LES SOLUTIONS ENVISAGÉES PAR LE RAPPORT
D'INFORMATION
« Une augmentation de la taxe sur le chiffre d'affaires de l'édition ne semble pas opportune afin de ne pas faire peser un coût supplémentaire sur une économie déjà fragilisée par les mutations liées à la révolution numérique. Quant à la taxe reprographie/impression, les récentes augmentations ont rendu les fabricants d'appareils plus attentifs à toute nouvelle évolution. Les risques économiques et juridiques liés à toute nouvelle augmentation devraient être attentivement étudiés ex ante. Toutefois, la taxation des consommables, dont les ventes représentent une part croissante, pourrait constituer une mesure intermédiaire. Des pistes de réforme du mode de financement sont actuellement à l'étude : - créer une taxe globale sur le chiffre d'affaires des industries et services d'impression et de gestion de documents, sous forme de taxe compensatoire ; - intégrer le domaine du livre dans tous les éventuels mécanismes à venir impliquant les fournisseurs d'accès Internet (FAI) ; - intégrer les excédents du Centre français de la copie (CFC) et de la Société française des intérêts des auteurs de l'écrit (SOFIA), et taxer les différents supports et appareils numériques contenant des écrits (ordinateurs portables, smartphones et liseuses). Pour sa part, conformément aux principes qu'elle a dégagés et eu égard au produit relativement modeste des taxes affectées au CNL, la MEC recommande d'envisager la rebudgétisation de son financement. » |
Enfin, le rapport recommande un resserrement du dispositif de soutien, qui comporte aujourd'hui une trentaine de dispositifs.

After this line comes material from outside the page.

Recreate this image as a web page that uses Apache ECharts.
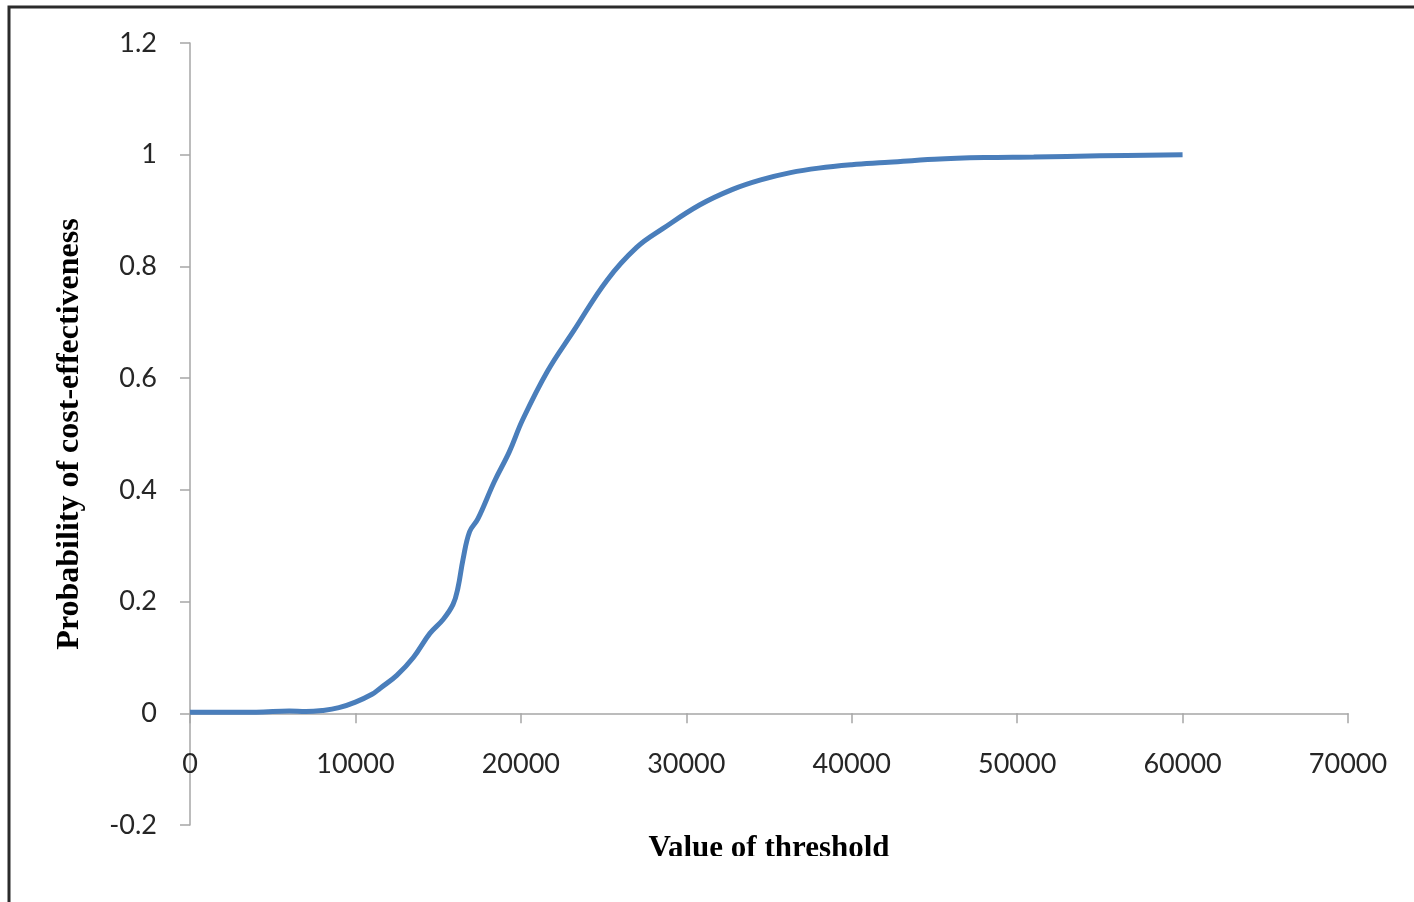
<!DOCTYPE html>
<html>
<head>
<meta charset="utf-8">
<script src="https://cdn.jsdelivr.net/npm/echarts@6/dist/echarts.min.js"></script>
<style>html,body{margin:0;padding:0;background:#fff}#c{width:1414px;height:902px}</style>
</head>
<body>
<div id="c"></div>
<script>
const thresholds = [0, 2000, 4000, 6000, 7000, 8000, 9000, 10000, 11000, 11500, 12500, 13500, 14500, 15300, 15900, 16200, 16500, 16900, 17400, 18400, 19300, 20100, 21600, 23200, 25200, 27000, 28600, 30800, 32800, 34500, 36300, 38000, 40000, 42000, 45000, 48000, 51000, 55000, 60000];
const probability = [0.002, 0.002, 0.002, 0.004, 0.003, 0.005, 0.01, 0.02, 0.034, 0.045, 0.068, 0.1, 0.143, 0.168, 0.195, 0.225, 0.275, 0.325, 0.348, 0.415, 0.468, 0.525, 0.612, 0.685, 0.775, 0.834, 0.868, 0.91, 0.938, 0.955, 0.968, 0.976, 0.982, 0.986, 0.992, 0.995, 0.996, 0.998, 1.0];
const xTitle = 'Value of threshold';
const yTitle = 'Probability of cost-effectiveness';

const chart = echarts.init(document.getElementById('c'));
const labelStyle = { fontFamily: 'Lato', fontSize: 27, color: '#262626' };
const axisLineStyle = { color: '#a6a6a6', width: 1.5 };
chart.setOption({
  animation: false,
  backgroundColor: '#fff',
  grid: { left: 190, right: 66, top: 43, bottom: 77, containLabel: false, outerBoundsMode: 'none' },
  xAxis: {
    type: 'value', min: 0, max: 70000, interval: 10000,
    name: xTitle, nameLocation: 'middle', nameGap: 8,
    nameTextStyle: { fontFamily: 'Liberation Serif', fontWeight: 'bold', fontSize: 31, color: '#000' },
    axisLine: { show: true, onZero: true, lineStyle: axisLineStyle },
    axisTick: { show: true, length: 10, lineStyle: axisLineStyle },
    axisLabel: Object.assign({ margin: -74, formatter: v => String(v) }, labelStyle),
    splitLine: { show: false }
  },
  yAxis: {
    type: 'value', min: -0.2, max: 1.2, interval: 0.2,
    name: yTitle, nameLocation: 'middle', nameGap: 104,
    nameTextStyle: { fontFamily: 'Liberation Serif', fontWeight: 'bold', fontSize: 32, color: '#000' },
    axisLine: { show: true, onZero: false, lineStyle: axisLineStyle },
    axisTick: { show: true, length: 10, lineStyle: axisLineStyle },
    axisLabel: Object.assign({ margin: 33, formatter: v => String(Math.round(v * 10) / 10) }, labelStyle),
    splitLine: { show: false }
  },
  series: [{
    type: 'line',
    data: thresholds.map((t, i) => [t, probability[i]]),
    smooth: 0.4,
    showSymbol: false,
    lineStyle: { color: '#4A7EBB', width: 5 },
    z: 5
  }],
  graphic: [
    { type: 'rect', z: 100, silent: true, shape: { x: 12, y: 856, width: 1410, height: 60 }, style: { fill: '#fff' } },
    { type: 'rect', z: 101, silent: true, shape: { x: 9, y: 7, width: 1500, height: 1000 }, style: { fill: 'none', stroke: '#2b2b2b', lineWidth: 3 } }
  ]
});
</script>
</body>
</html>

b) L'impact pour le CNL du « coup de rabot » sur le produit des taxes affectées aux opérateurs de l'État
L'Assemblée nationale a adopté des amendements du Gouvernement tendant à plafonner le produit des taxes affectées aux opérateurs de l'État à partir de 2012.

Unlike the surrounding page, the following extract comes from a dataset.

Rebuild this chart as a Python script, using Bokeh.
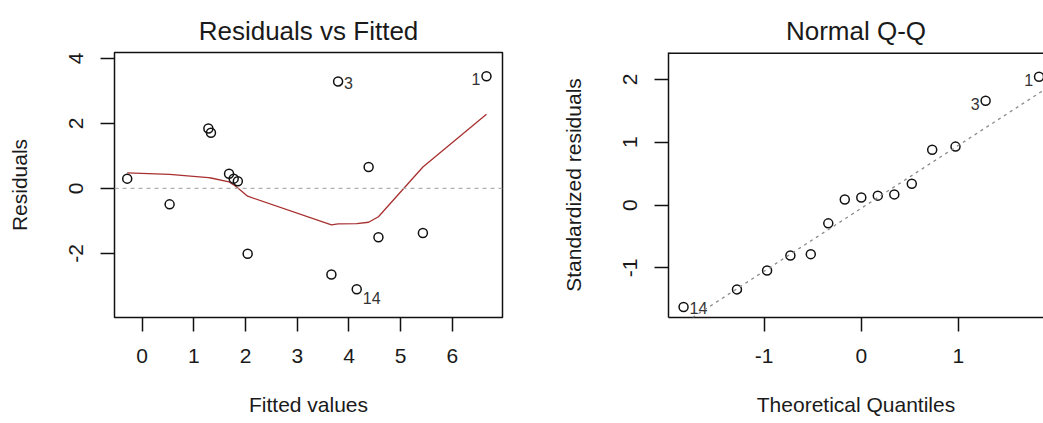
from bokeh.plotting import figure
from bokeh.layouts import row
from bokeh.models import (Range1d, FixedTicker, Slope, Span, ColumnDataSource, Title,
                          CustomJSTickFormatter)
from bokeh.core.properties import value
from bokeh.embed import file_html
from bokeh.resources import INLINE

# ---------------- data: Residuals vs Fitted ----------------
fitted = [-0.29, 0.53, 1.28, 1.33, 1.68, 1.77, 1.85, 2.04, 3.66, 3.79, 4.15, 4.38, 4.57, 5.43, 6.66]
residuals = [0.30, -0.49, 1.84, 1.71, 0.45, 0.30, 0.22, -2.01, -2.65, 3.29, -3.10, 0.66, -1.50, -1.37, 3.45]
lowess_fit = [0.48, 0.43, 0.33, 0.32, 0.20, 0.11, 0.01, -0.24, -1.12, -1.09, -1.08, -1.04, -0.87, 0.66, 2.28]
rvf_ids = ["", "", "", "", "", "", "", "", "", "3", "14", "", "", "", "1"]

# ---------------- data: Normal Q-Q ----------------
theoretical_q = [-1.83, -1.28, -0.97, -0.73, -0.52, -0.34, -0.17, 0.0, 0.17, 0.34, 0.52, 0.73, 0.97, 1.28, 1.83]
std_resid = [-1.62, -1.34, -1.04, -0.80, -0.78, -0.29, 0.09, 0.12, 0.15, 0.17, 0.34, 0.88, 0.93, 1.66, 2.04]
qq_ids = ["14", "", "", "", "", "", "", "", "", "", "", "", "", "3", "1"]
qq_line_slope = 1.0
qq_line_intercept = -0.05

rvf_xticks = [0, 1, 2, 3, 4, 5, 6]
rvf_yticks = [-2, 0, 2, 4]
qq_xticks = [-1, 0, 1]
qq_yticks = [-1, 0, 1, 2]

FONT = "Liberation Sans"
TXT = "#1a1a1a"


def style_axes(p):
    for ax in p.xaxis + p.yaxis:
        ax.formatter = CustomJSTickFormatter(code="return tick.toString();")
        ax.major_tick_out = 14
        ax.major_tick_in = 0
        ax.minor_tick_line_color = None
        ax.major_tick_line_width = 1.5
        ax.major_tick_line_color = "#111111"
        ax.axis_line_color = None
        ax.major_label_text_font = FONT
        ax.major_label_text_font_size = "21px"
        ax.major_label_text_color = TXT
        ax.axis_label_text_font = FONT
        ax.axis_label_text_font_size = "21px"
        ax.axis_label_text_font_style = "normal"
        ax.axis_label_text_color = TXT
    for ax in p.xaxis:
        ax.major_label_standoff = 17
        ax.axis_label_standoff = 27
    for ax in p.yaxis:
        ax.major_label_orientation = "vertical"
        ax.major_label_standoff = 17
        ax.axis_label_standoff = 36


def label_sources(xs, ys, ids):
    lx = [x for x, t in zip(xs, ids) if t]
    xr = (min(lx) + max(lx)) / 2.0
    right = dict(x=[], y=[], t=[])
    right_dn = dict(x=[], y=[], t=[])
    left = dict(x=[], y=[], t=[])
    for x, y, t in zip(xs, ys, ids):
        if not t:
            continue
        if x > xr:
            d = left
        elif y < 0:
            d = right_dn
        else:
            d = right
        d["x"].append(x)
        d["y"].append(y)
        d["t"].append(t)
    return right, right_dn, left


def add_labels(p, xs, ys, ids, dn):
    right, right_dn, left = label_sources(xs, ys, ids)
    common = dict(text_font=value(FONT), text_font_size="16px", text_color="#333333",
                  text_baseline="middle")
    p.text(x="x", y="y", text="t", source=ColumnDataSource(right), text_align="left",
           x_offset=6, y_offset=2, **common)
    p.text(x="x", y="y", text="t", source=ColumnDataSource(right_dn), text_align="left",
           x_offset=6, y_offset=dn, **common)
    p.text(x="x", y="y", text="t", source=ColumnDataSource(left), text_align="right",
           x_offset=-6, y_offset=3, **common)


# ---------------- left panel ----------------
p1 = figure(width=520, height=423, output_backend="svg", toolbar_location=None,
            x_range=Range1d(-0.536, 6.97), y_range=Range1d(-3.97, 4.18),
            min_border_left=114, min_border_right=18, min_border_top=52, min_border_bottom=106,
            x_axis_label="Fitted values", y_axis_label="Residuals")
p1.title = Title(text="Residuals vs Fitted", align="center", text_font=FONT,
                 text_font_size="26px", text_font_style="normal", text_color=TXT, standoff=14)
p1.grid.visible = False
p1.outline_line_color = "#111111"
p1.outline_line_width = 1.5
p1.background_fill_color = "white"
p1.border_fill_color = "white"
p1.xaxis.ticker = FixedTicker(ticks=rvf_xticks)
p1.yaxis.ticker = FixedTicker(ticks=rvf_yticks)
style_axes(p1)

p1.add_layout(Span(location=0, dimension="width", line_color="#b0b0b0", line_width=1.3,
                   line_dash="4 4"))
p1.line(fitted, lowess_fit, line_color="#a83030", line_width=1.3)
p1.scatter(fitted, residuals, marker="circle", size=9, fill_color=None,
           line_color="#111111", line_width=1.5)
add_labels(p1, fitted, residuals, rvf_ids, 9)

# ---------------- right panel ----------------
p2 = figure(width=523, height=423, output_backend="svg", toolbar_location=None,
            x_range=Range1d(-1.985, 1.876), y_range=Range1d(-1.787, 2.426),
            min_border_left=148, min_border_right=0, min_border_top=52, min_border_bottom=106,
            x_axis_label="Theoretical Quantiles", y_axis_label="Standardized residuals")
p2.title = Title(text="Normal Q-Q", align="center", text_font=FONT, offset=5,
                 text_font_size="26px", text_font_style="normal", text_color=TXT, standoff=14)
p2.grid.visible = False
p2.outline_line_color = None
p2.background_fill_color = "white"
p2.border_fill_color = "white"
p2.xaxis.ticker = FixedTicker(ticks=qq_xticks)
p2.yaxis.ticker = FixedTicker(ticks=qq_yticks)
style_axes(p2)
for ax in p2.xaxis + p2.yaxis:
    ax.axis_line_color = "#111111"
    ax.axis_line_width = 1.5

p2.add_layout(Span(location=2.426, dimension="width", line_color="#111111", line_width=3))

p2.add_layout(Slope(gradient=qq_line_slope, y_intercept=qq_line_intercept,
                    line_color="#8a8a8a", line_width=1.3, line_dash="3 4"))
p2.scatter(theoretical_q, std_resid, marker="circle", size=9, fill_color=None,
           line_color="#111111", line_width=1.5)
add_labels(p2, theoretical_q, std_resid, qq_ids, 1)

layout = row(p1, p2, spacing=0)
open("out.html", "w").write(file_html(layout, INLINE))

Cette démarche a certes pour objectif de les soumettre à l'effort de modération de la dépense publique et de réintégrer dans le champ de l'autorisation parlementaire annuelle le niveau des taxes qui leur sont affectées, ainsi que l'a recommandé le rapport précité de la mission d'évaluation et de contrôle (MEC) de l'Assemblée nationale.
Il ne faudrait pas cependant qu'elle fragilise un opérateur qui, tel le CNL, voit ses missions renforcées en raison des difficultés rencontrées par les acteurs qu'elle a vocation à soutenir. A cet égard, la situation des libraires est emblématique .
D'après les informations fournies à votre rapporteur, l'impact de cette mesure devrait être néanmoins relativement limité pour le CNL, en tout cas pour l'an prochain :
- la taxe sur l'édition serait plafonnée à 5,1 millions d'euros, mais cela devrait être neutre pour les éditeurs car le rendement de cette taxe baisse d'année en année (5,04 millions d'euros en 2010), compte tenu de l'évolution du marché ;
- la taxe reprographie/impression serait plafonnée à 28,2 millions d'euros. Les recettes attendues pour 2011 se situant entre 30,2 et 30,4 millions, le manque à gagner est évalué entre 2 et 2,2 millions.
Relevons que le rapport de la MEC suggère même, eu égard au produit relativement modeste des taxes affectées et aux risques pesant sur leur rendement, que soit étudiée la « rebudgétisation » du financement du CNL.
Votre rapporteur demandera au ministre les suites que le Gouvernement envisage de donner à l'ensemble des propositions de la MEC relatives au CNL et des garanties quant à la nécessaire sécurisation des moyens du CNL.
* 3 Rapport n° 3798 du 12 octobre 2011, présenté par MM. Richard Dell'Agnola, Nicolas Perruchot et Marcel Rogemont.